「建設業を取り巻く課題」
建設業界を取り巻く環境は年々悪化し、低価格による過当競争が繰り広げられ、資金力における体力勝負の状況にまで追い込まれています。
需要と供給のバランスは完全に崩壊し、建設業者数の縮減なくして回復の兆しは見えない状況です。
そのような中、「公共事業の品質確保の促進」のため技術力及び品質の向上の優劣を考慮した総合評価方式の導入は、技術力を持つ建設企業にとって明るい兆しだと思われました。
しかしながら、その評価は曖昧であり評価者の主観によるものが多く、また、建設業者としても多大な負担となるなどの問題点も出てきています。

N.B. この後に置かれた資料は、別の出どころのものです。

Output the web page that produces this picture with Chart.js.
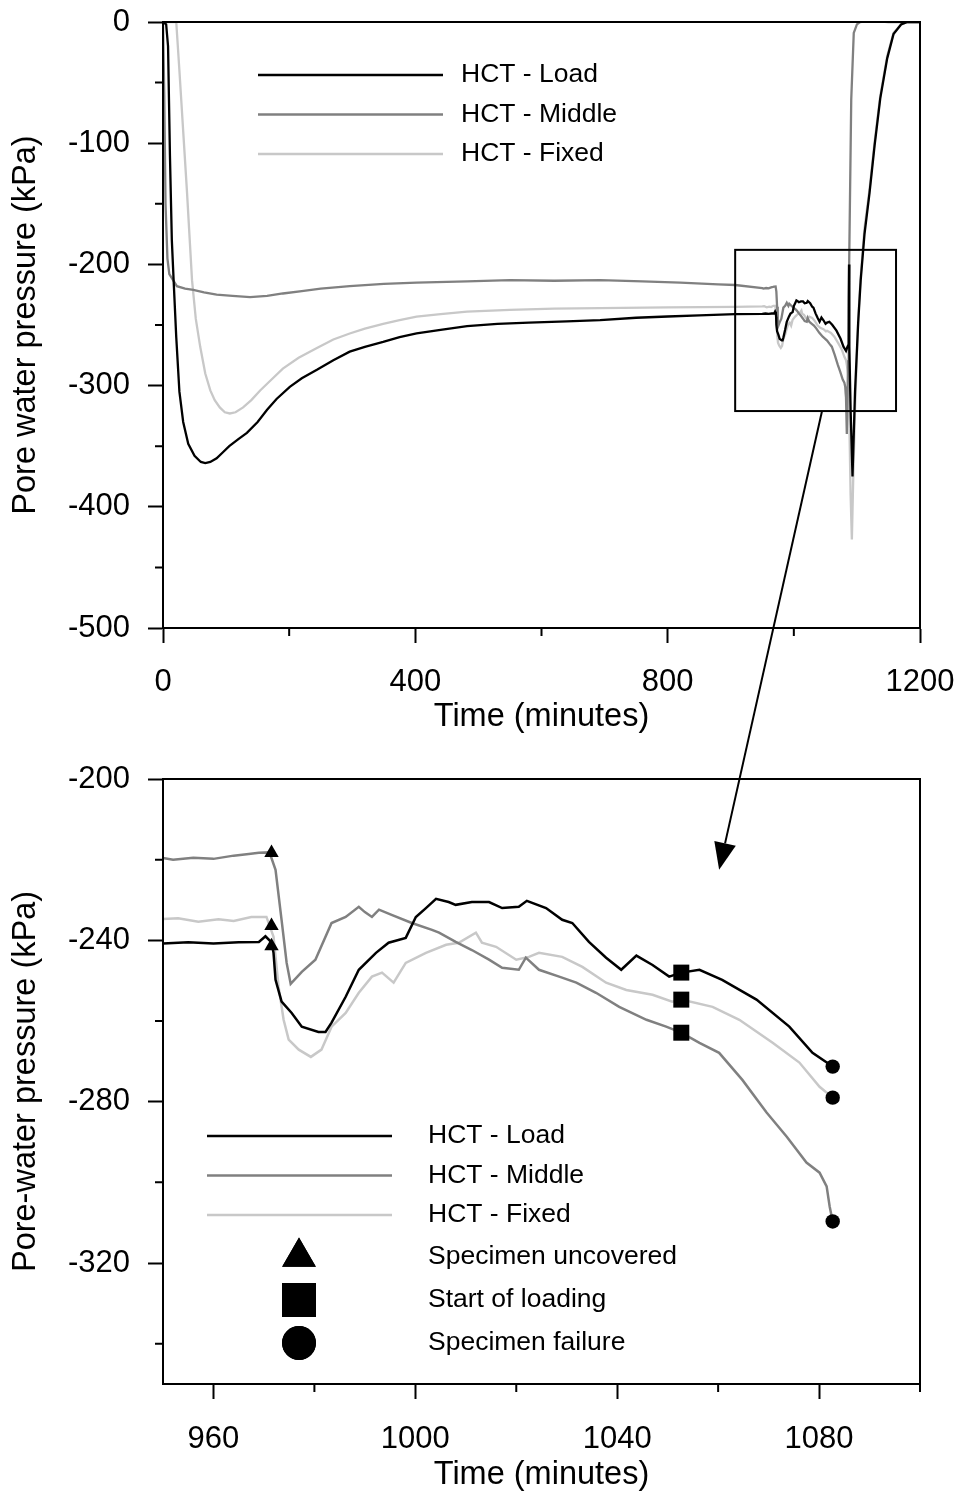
<!DOCTYPE html>
<html lang="en">
<head>
<meta charset="UTF-8" />
<title>Pore water pressure during HCT test</title>
<script src="https://cdn.jsdelivr.net/npm/chart.js"></script>
<style>
  body { margin: 0; background: #fff; }
  #wrap { position: relative; width: 961px; height: 1493px; }
  #topChart { position: absolute; left: 0; top: 0; }
  #zoomChart { position: absolute; left: 0; top: 745px; }
  #overlay { position: absolute; left: 0; top: 0; pointer-events: none; }
</style>
</head>
<body>
<div id="wrap">
  <canvas id="topChart" width="961" height="745"></canvas>
  <canvas id="zoomChart" width="961" height="748"></canvas>
  <canvas id="overlay" width="961" height="1493"></canvas>
</div>
<script>
// ---- data: [time (min), pore water pressure (kPa)] ----
const hctLoad = [
  [0,0],[5,-2],[8,-20],[11,-110],[14,-180],[17,-215],[21,-260],[26,-305],[32,-330],[40,-348],
  [50,-358],[60,-363],[67,-364],[75,-363],[85,-360],[95,-355],[105,-350],[120,-344],[133,-339],
  [150,-330],[165,-320],[180,-311],[201,-301],[220,-294],[244,-287],[270,-279],[296,-272],
  [320,-268],[349,-264],[375,-260],[402,-257],[440,-254],[482,-251],[530,-249],[580,-248],
  [640,-247],[693,-246],[750,-244],[800,-243],[850,-242],[907,-241],[950,-240.8],
  [955,-240.5],[960,-240.8],[965,-240.5],[969,-240.4],[970.3,-239],[971.5,-240.5],[971.9,-243.1],
  [972.3,-249.8],[973.5,-255.2],[975.5,-258],[977.5,-261.4],[980.8,-262.7],[982.2,-262.7],
  [983.4,-260.4],[986.2,-254],[988.8,-247.3],[992.2,-243.1],[994.7,-240.6],[998.1,-239.4],
  [1000.1,-234.2],[1002.1,-232],[1004.1,-229.7],[1006.6,-230.5],[1008,-231.2],[1011.2,-230.5],
  [1014.6,-230.5],[1017.2,-232],[1020.5,-231.7],[1022.1,-230.2],[1025.9,-232],[1029.1,-234.9],
  [1031.1,-235.7],[1034.4,-240.4],[1037.8,-244.3],[1040.8,-247.3],[1043.8,-243.8],[1047,-246.1],
  [1050.3,-249],[1052.7,-248],[1056.3,-247.3],[1060.8,-249.8],[1067.6,-254.7],[1074.1,-261.4],
  [1078.7,-267.9],[1082.7,-271.3],
  [1085,-268],[1087,-266],[1087.5,-200],[1088,-268],[1090,-320],[1093,-375],[1097,-305],
  [1102,-248],[1106,-213],[1112,-175],[1120,-141],[1128,-102],[1137,-63],[1148,-30],
  [1158,-10],[1170,-2],[1180,0],[1200,0]
];
const hctMiddle = [
  [0,0],[2,-60],[4,-150],[7,-195],[10,-208],[16,-213],[22,-218],[35,-220],[48,-221],[65,-223],
  [85,-225],[110,-226],[138,-227],[165,-226],[190,-224],[220,-222],[250,-220],[296,-218],
  [350,-216],[402,-215],[482,-214],[550,-213],[620,-213.5],[693,-213],[760,-214],[820,-215],
  [880,-216.5],[907,-217],[950,-219.6],
  [952,-220],[956,-219.5],[960,-219.8],[964,-219],[967,-218.6],[969,-218.3],[971.1,-218.2],
  [972.3,-222.5],[973.5,-235],[974.5,-245.6],[975.3,-250.8],[977.5,-247.8],[980.2,-244.8],
  [983.4,-235.7],[986.2,-234.2],[988.8,-231.7],[990,-233],[991.4,-234.2],[992.8,-232.4],
  [995.3,-233.7],[999.3,-235.7],[1003.3,-237.4],[1004.7,-238.1],[1008,-240.4],[1011.2,-242.4],
  [1014.6,-244.8],[1017.2,-246.8],[1020.5,-247.3],[1021.9,-244.3],[1024.5,-247.3],[1028.5,-249],
  [1031.9,-250.5],[1035.8,-253],[1040.4,-256.5],[1045.8,-259.7],[1049.7,-261.4],[1052.7,-262.9],
  [1056.3,-265.4],[1060.2,-267.9],[1064.8,-274.6],[1069.6,-282.7],[1073.6,-288.7],[1077.5,-295.1],
  [1080.1,-297.6],[1081.5,-301],[1082.1,-306],[1082.7,-309.7],
  [1084,-340],[1086,-280],[1087,-229],[1091,-64],[1095,-9],[1100,-2],[1105,0],[1120,1],
  [1150,0],[1200,0]
];
const hctFixed = [
  [0,0],[15,0],[21,0],[26,-40],[32,-90],[38,-140],[46,-213],[52,-245],[59,-268],[67,-290],
  [75,-304],[82,-312],[90,-318],[98,-322],[106,-323],[115,-322],[127,-318],[140,-312],
  [154,-304],[170,-296],[190,-286],[215,-277],[244,-269],[270,-262],[296,-257],[320,-253],
  [349,-249],[375,-246],[402,-243],[440,-241],[482,-239],[550,-237.5],[620,-236.5],[693,-236],
  [800,-235.5],[907,-235],[950,-234.7],
  [953,-234.5],[957,-235.4],[961,-234.8],[964,-235.2],[967.5,-234.2],[970.5,-234.2],[971.9,-239.1],
  [972.9,-251.5],[973.9,-259.7],[974.9,-264.6],[976.9,-267.1],[979.3,-268.9],[981.4,-267.1],
  [983.4,-261.4],[986.2,-258],[988.8,-253],[991.4,-249],[993.4,-248],[995.7,-250.5],[998.1,-245.6],
  [1002.1,-243.1],[1006.1,-241.1],[1008.6,-240.6],[1012,-238.1],[1013.2,-240.6],[1016,-241.6],
  [1020,-244.8],[1022.5,-244.1],[1024.5,-243.1],[1029.1,-244.1],[1033.1,-246.6],[1037.8,-250.5],
  [1041.8,-252.3],[1047,-253.5],[1050.9,-255.2],[1052.7,-254.7],[1058.9,-256.5],[1064.2,-259.7],
  [1070.8,-265.4],[1076.1,-270.3],[1080.1,-276.3],[1082.7,-279],
  [1084,-283],[1086,-290],[1088,-330],[1090,-390],[1092,-427],[1094,-380],[1097,-320],
  [1102,-245],[1106,-210],[1112,-170],[1120,-138],[1128,-99],[1137,-61],[1148,-28],
  [1158,-9],[1170,-2],[1180,0],[1200,0]
];

// event markers (zoomed chart)
const uncovered = [[971.5,-218.3],[971.5,-236.4],[971.5,-241.4]];
const loadingStart = [[1052.7,-248],[1052.7,-254.7],[1052.7,-262.9]];
const failure = [[1082.7,-271.3],[1082.7,-279],[1082.7,-309.7]];

const seriesNames = ['HCT - Load', 'HCT - Middle', 'HCT - Fixed'];
const markerNames = ['Specimen uncovered', 'Start of loading', 'Specimen failure'];

// ticks
const topMinorX = [200, 600, 1000];
const topMinorY = [-50, -150, -250, -350, -450];
const zoomMinorX = [980, 1020, 1060, 1100];
const zoomMinorY = [-220, -260, -300, -340];

// zoom window drawn on the overview, and the arrow to the detail chart
const insetBox = { x0: 907, x1: 1162, y0: -188, y1: -321 };
const arrowFrom = [1044.7, -321];
const arrowTo = [1060.2, -222.5];

const FONT = '"Liberation Sans", Arial, sans-serif';
Chart.defaults.font.family = FONT;
Chart.defaults.color = '#000';
Chart.defaults.animation = false;

const colors = ['#000000', '#808080', '#c8c8c8'];

function lineSet(label, pts, color, width) {
  return {
    label, data: pts, borderColor: color, backgroundColor: color,
    borderWidth: width, pointRadius: 0, fill: false, tension: 0
  };
}

// box frame + short minor ticks + optional inset rectangle
const framePlugin = {
  id: 'frame',
  afterDatasetsDraw(chart, args, opts) {
    const { ctx, chartArea: a, scales: { x, y } } = chart;
    ctx.save();
    ctx.strokeStyle = '#000';
    ctx.lineWidth = 2;
    ctx.strokeRect(a.left, a.top, a.right - a.left, a.bottom - a.top);
    ctx.beginPath();
    (opts.minorX || []).forEach(v => {
      const px = x.getPixelForValue(v);
      ctx.moveTo(px, a.bottom); ctx.lineTo(px, a.bottom + 8);
    });
    (opts.minorY || []).forEach(v => {
      const py = y.getPixelForValue(v);
      ctx.moveTo(a.left, py); ctx.lineTo(a.left - 8, py);
    });
    ctx.stroke();
    if (opts.box) {
      const b = opts.box;
      const l = x.getPixelForValue(b.x0), r = x.getPixelForValue(b.x1);
      const t = y.getPixelForValue(b.y0), bt = y.getPixelForValue(b.y1);
      ctx.strokeRect(l, t, r - l, bt - t);
    }
    ctx.restore();
  }
};

// hand drawn legend: long line samples, then marker samples
const legendPlugin = {
  id: 'sketchLegend',
  afterDraw(chart, args, o) {
    const { ctx, chartArea: a } = chart;
    ctx.save();
    ctx.font = '26.5px ' + FONT;
    ctx.textBaseline = 'middle';
    ctx.fillStyle = '#000';
    let yy = a.top + o.top;
    chart.data.datasets.filter(d => !d.isMarker).forEach(d => {
      ctx.strokeStyle = d.borderColor;
      ctx.lineWidth = 2.5;
      ctx.beginPath();
      ctx.moveTo(a.left + o.lineStart, yy);
      ctx.lineTo(a.left + o.lineStart + o.lineLen, yy);
      ctx.stroke();
      ctx.fillText(d.label, a.left + o.textX, yy);
      yy += o.rowGap;
    });
    if (o.markers) {
      yy += o.markerShift;
      chart.data.datasets.filter(d => d.isMarker).forEach(d => {
        Chart.helpers.drawPoint(ctx, {
          pointStyle: d.pointStyle, radius: d.legendRadius, borderWidth: 0, rotation: 0
        }, a.left + o.markerX, yy);
        ctx.fill();
        ctx.fillText(d.label, a.left + o.textX, yy);
        yy += o.markerGap;
      });
    }
    ctx.restore();
  }
};

function axisOpts(min, max, step, title, isX, size, tickPad) {
  return {
    type: 'linear', min, max,
    ticks: {
      stepSize: step, includeBounds: false, autoSkip: false, maxRotation: 0,
      font: { size: 31 }, padding: tickPad, color: '#000',
      callback: v => String(v)
    },
    grid: { drawOnChartArea: false, tickLength: 15, tickWidth: 2, tickColor: '#000' },
    border: { color: '#000', width: 2 },
    title: {
      display: true, text: title, font: { size: 32.5 }, color: '#000',
      padding: isX ? { top: 0, bottom: size } : { top: size, bottom: 0 }
    },
    afterFit: s => {
      if (isX) s.height = isX; else s.width = 163;
      // keep the plot frame where the layout padding puts it
      s.paddingLeft = s.paddingRight = s.paddingTop = s.paddingBottom = 0;
    }
  };
}

const topChart = new Chart(document.getElementById('topChart'), {
  type: 'line',
  data: {
    datasets: [
      lineSet(seriesNames[0], hctLoad, colors[0], 2.3),
      lineSet(seriesNames[1], hctMiddle, colors[1], 2.3),
      lineSet(seriesNames[2], hctFixed, colors[2], 2.3)
    ]
  },
  options: {
    responsive: false,
    animation: false,
    layout: { padding: { top: 22, right: 41, left: 0, bottom: 0 } },
    plugins: {
      legend: { display: false }, tooltip: { enabled: false },
      frame: { minorX: topMinorX, minorY: topMinorY, box: insetBox },
      sketchLegend: { top: 53, lineStart: 95, lineLen: 185, textX: 298, rowGap: 39.5 }
    },
    scales: {
      x: axisOpts(0, 1200, 400, 'Time (minutes)', 117, 8, 21),
      y: axisOpts(-500, 0, 100, 'Pore water pressure (kPa)', false, 7, 18)
    }
  },
  plugins: [framePlugin, legendPlugin]
});

const inZoom = pts => pts.filter(p => p[0] >= 950 && p[0] <= 1083);

function markerSet(label, pts, style, radius, legendRadius) {
  return {
    type: 'scatter', label, data: pts, isMarker: true, order: -1,
    pointStyle: style, pointRadius: radius, legendRadius,
    pointBackgroundColor: '#000', pointBorderColor: '#000', pointBorderWidth: 0,
    backgroundColor: '#000', showLine: false
  };
}

const zoomChart = new Chart(document.getElementById('zoomChart'), {
  type: 'line',
  data: {
    datasets: [
      lineSet(seriesNames[0], inZoom(hctLoad), colors[0], 2.5),
      lineSet(seriesNames[1], inZoom(hctMiddle), colors[1], 2.5),
      lineSet(seriesNames[2], inZoom(hctFixed), colors[2], 2.5),
      markerSet(markerNames[0], uncovered, 'triangle', 8.3, 19.5),
      markerSet(markerNames[1], loadingStart, 'rect', 11.3, 24),
      markerSet(markerNames[2], failure, 'circle', 7.2, 17)
    ]
  },
  options: {
    responsive: false,
    animation: false,
    layout: { padding: { top: 34, right: 41, left: 0, bottom: 0 } },
    plugins: {
      legend: { display: false }, tooltip: { enabled: false },
      frame: { minorX: zoomMinorX, minorY: zoomMinorY },
      sketchLegend: {
        top: 357, lineStart: 44, lineLen: 185, textX: 265, rowGap: 39.5,
        markers: true, markerShift: 2.5, markerX: 136, markerGap: 43
      }
    },
    scales: {
      x: axisOpts(950, 1100, 40, 'Time (minutes)', 109, -2, 22),
      y: axisOpts(-350, -200, 40, 'Pore-water pressure (kPa)', false, 7, 18)
    }
  },
  plugins: [framePlugin, legendPlugin]
});

// arrow from the zoom window on the overview down to the detail chart
(function drawArrow() {
  const ctx = document.getElementById('overlay').getContext('2d');
  const zoomTop = 745;
  const x1 = topChart.scales.x.getPixelForValue(arrowFrom[0]);
  const y1 = topChart.scales.y.getPixelForValue(arrowFrom[1]);
  const x2 = zoomChart.scales.x.getPixelForValue(arrowTo[0]);
  const y2 = zoomTop + zoomChart.scales.y.getPixelForValue(arrowTo[1]);
  const ang = Math.atan2(y2 - y1, x2 - x1);
  const headLen = 27, headHalf = 11;
  const bx = x2 - Math.cos(ang) * headLen, by = y2 - Math.sin(ang) * headLen;
  ctx.strokeStyle = '#000';
  ctx.fillStyle = '#000';
  ctx.lineWidth = 2;
  ctx.beginPath();
  ctx.moveTo(x1, y1);
  ctx.lineTo(bx, by);
  ctx.stroke();
  ctx.beginPath();
  ctx.moveTo(x2, y2);
  ctx.lineTo(bx + Math.sin(ang) * headHalf, by - Math.cos(ang) * headHalf);
  ctx.lineTo(bx - Math.sin(ang) * headHalf, by + Math.cos(ang) * headHalf);
  ctx.closePath();
  ctx.fill();
})();
</script>
</body>
</html>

現状では、他社との差別化をはかり、品質・サービスの向上に取り組む業者であっても勝ち残りは厳しい状況だと言わざるを得ません。
また、建設業の従来からの課題として閉鎖的で独善的な現場環境の改善ということがあります。
そのため、工事環境を良くするための諸経費(イメージアップ経費)が認められていますが、積極的かつ能動的な活動でイメージアップを行っている現場は多くはありません。
それは、評価点向上のため仕方無くであったり、施工開始時の業務多忙などによるためではないでしょうか。
更には、団塊世代の大量退職による空洞化と廃業倒産などにより優秀な技術者や職人が流失している現状に加え、学生の建設業離れ、企業力低下による新卒者の不採用などの人材問題も抱えています。
特に人材教育に資金をかけることが出来なくなった企業が多くなり、将来の技術者能力の低下が懸念されています。
最後に、地域建設業社は地元情報については詳しくても、他県などの情報を知る方法を持たない企業も多いですし、自ら、自社情報を公開しないなど全体的に閉鎖的でもあります。